▶ DO THIS: In the material below, find each line holding the string "seaborn" and copy it.

▶ SOURCE EXCERPT:
»»
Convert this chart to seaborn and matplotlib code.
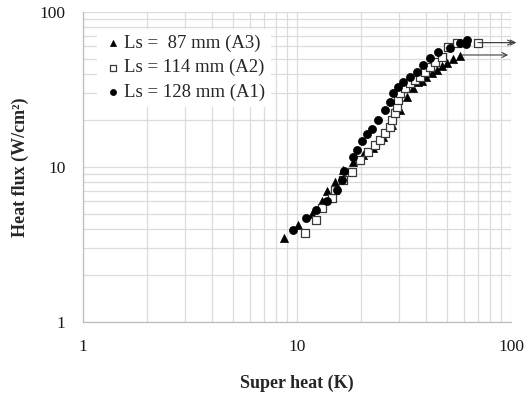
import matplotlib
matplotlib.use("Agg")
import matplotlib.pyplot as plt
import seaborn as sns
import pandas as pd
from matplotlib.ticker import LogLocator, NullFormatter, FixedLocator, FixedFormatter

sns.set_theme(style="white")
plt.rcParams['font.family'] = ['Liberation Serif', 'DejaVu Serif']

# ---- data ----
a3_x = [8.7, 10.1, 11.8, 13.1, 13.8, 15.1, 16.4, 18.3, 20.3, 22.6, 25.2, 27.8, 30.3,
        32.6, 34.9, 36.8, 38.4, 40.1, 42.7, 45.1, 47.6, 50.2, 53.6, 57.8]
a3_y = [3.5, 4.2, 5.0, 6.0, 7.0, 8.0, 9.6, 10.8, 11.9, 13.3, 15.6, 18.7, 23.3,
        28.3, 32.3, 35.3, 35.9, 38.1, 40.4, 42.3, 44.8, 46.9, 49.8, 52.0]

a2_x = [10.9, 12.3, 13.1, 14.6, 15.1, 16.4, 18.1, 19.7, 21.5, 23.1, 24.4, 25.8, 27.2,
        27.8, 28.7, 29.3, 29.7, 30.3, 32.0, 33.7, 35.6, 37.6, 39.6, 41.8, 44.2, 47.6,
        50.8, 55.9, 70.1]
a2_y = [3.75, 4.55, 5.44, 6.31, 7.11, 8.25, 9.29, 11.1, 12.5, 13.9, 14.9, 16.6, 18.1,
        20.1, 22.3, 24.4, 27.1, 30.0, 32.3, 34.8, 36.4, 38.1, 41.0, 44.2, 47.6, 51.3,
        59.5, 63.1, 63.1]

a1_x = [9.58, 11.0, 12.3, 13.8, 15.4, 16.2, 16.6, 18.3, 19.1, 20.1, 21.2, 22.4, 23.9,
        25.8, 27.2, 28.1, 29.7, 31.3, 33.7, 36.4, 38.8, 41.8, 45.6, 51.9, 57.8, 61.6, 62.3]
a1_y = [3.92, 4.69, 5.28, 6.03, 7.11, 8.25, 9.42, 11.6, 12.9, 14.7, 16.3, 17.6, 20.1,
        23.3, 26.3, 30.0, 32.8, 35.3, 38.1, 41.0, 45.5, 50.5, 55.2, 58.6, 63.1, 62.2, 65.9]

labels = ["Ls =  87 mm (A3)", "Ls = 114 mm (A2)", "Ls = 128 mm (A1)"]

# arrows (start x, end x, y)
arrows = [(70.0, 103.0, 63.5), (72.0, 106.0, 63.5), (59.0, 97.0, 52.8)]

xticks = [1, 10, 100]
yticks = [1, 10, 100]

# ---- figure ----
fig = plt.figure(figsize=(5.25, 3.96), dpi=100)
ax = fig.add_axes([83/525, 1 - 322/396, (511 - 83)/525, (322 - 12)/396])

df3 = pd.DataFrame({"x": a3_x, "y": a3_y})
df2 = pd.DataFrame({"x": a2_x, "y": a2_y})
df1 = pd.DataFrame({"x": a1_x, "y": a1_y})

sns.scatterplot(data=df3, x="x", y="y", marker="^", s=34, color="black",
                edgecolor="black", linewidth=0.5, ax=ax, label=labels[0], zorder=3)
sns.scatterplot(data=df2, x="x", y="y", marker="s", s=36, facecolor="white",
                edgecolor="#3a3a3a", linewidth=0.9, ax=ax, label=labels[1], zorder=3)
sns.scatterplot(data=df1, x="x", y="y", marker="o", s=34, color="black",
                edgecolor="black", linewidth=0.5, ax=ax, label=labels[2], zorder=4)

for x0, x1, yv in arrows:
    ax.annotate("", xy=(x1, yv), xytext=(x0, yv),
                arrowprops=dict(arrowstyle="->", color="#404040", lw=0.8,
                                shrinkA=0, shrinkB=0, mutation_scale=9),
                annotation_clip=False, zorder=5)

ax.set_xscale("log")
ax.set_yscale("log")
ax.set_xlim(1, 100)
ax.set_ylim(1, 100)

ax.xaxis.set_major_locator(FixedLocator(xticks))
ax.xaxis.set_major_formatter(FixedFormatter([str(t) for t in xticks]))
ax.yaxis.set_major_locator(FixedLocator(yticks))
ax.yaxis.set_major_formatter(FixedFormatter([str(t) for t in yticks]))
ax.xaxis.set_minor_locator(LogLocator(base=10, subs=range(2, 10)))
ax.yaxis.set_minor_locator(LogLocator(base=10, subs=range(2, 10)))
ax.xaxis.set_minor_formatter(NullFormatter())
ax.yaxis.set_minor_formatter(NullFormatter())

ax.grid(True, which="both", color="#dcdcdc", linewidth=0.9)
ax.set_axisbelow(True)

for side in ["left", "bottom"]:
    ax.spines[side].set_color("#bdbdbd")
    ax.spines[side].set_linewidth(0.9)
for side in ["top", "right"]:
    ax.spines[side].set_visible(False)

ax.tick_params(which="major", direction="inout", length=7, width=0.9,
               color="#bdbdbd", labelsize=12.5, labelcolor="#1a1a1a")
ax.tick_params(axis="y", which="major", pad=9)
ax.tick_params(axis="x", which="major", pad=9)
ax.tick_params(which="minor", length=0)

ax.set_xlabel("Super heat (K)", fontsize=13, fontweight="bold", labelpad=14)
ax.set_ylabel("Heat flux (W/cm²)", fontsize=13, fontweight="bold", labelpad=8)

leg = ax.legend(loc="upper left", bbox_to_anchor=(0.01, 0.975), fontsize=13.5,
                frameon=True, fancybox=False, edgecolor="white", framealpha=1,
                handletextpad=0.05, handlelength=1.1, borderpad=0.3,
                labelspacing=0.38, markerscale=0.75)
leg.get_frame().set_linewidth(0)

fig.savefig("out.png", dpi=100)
««
▶ EXERCISE ANSWER:
Convert this chart to seaborn and matplotlib code.
import seaborn as sns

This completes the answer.